Kamila grew up in southern Lebanon and Beirut and as a young girl she fell in love with the handsome poetic Muhammad. But then her married half-sister died after being bitten by a rabid rat and at the age of only 14 Kamila was pushed into a marriage with her widowed brother-in-law Abu-Hussein who was 18 years her senior.
Kamila had two daughters with Abu-Hussein, one of them Hanan, but after a few years she and Muhammad renewed their friendship and started to meet clandestinely. Eventually Muhammad asked Kamila's father and brother for help in getting Abu-Hussein to agree to a divorce. Kamila's divorce was seen by some as scandalous, and after their mother's remarriage to Muhammad, Hanan and her sister rarely saw her. Kamila went on to have five children with Muhammad, who died at the age of 38 after a car crash.
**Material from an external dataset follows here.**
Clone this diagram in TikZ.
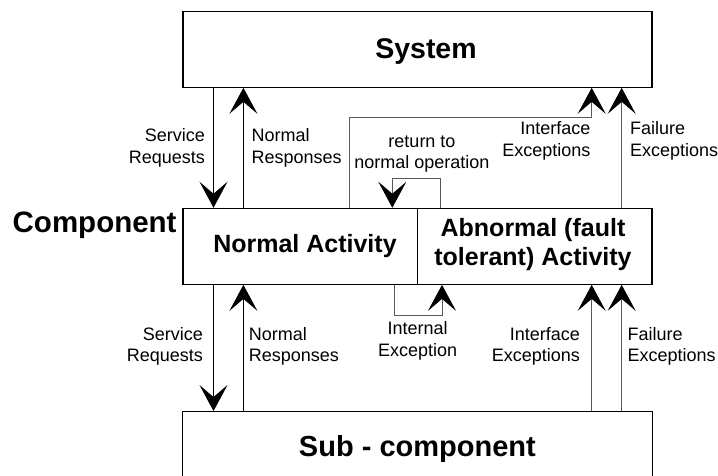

Most of the memoir is written in the first-person voice of Kamila who says that in the end she sought peace, “confronting Hanan at last with my past, asking her to write it down. Only then did I start to see its wrinkled layers gradually turn smooth, with each word I uttered, with every place I remembered.” Kamila's personality comes across vividly as mischievous, witty and romantic. She adored cinema from an early age, and her imagination was fired by films. She grew up in a milieu where women's popular culture was rich in songs, proverbs, and oral tales. One of the things the bookish Mohammad first admired about her was the way she expressed herself, but she never received a formal education, having to work for the family an early age, and remained illiterate.
Al-Shaykh writes: “My mother wrote this book. She is the one who spread her wings. I just blew the wind that took her on her long journey back in time.”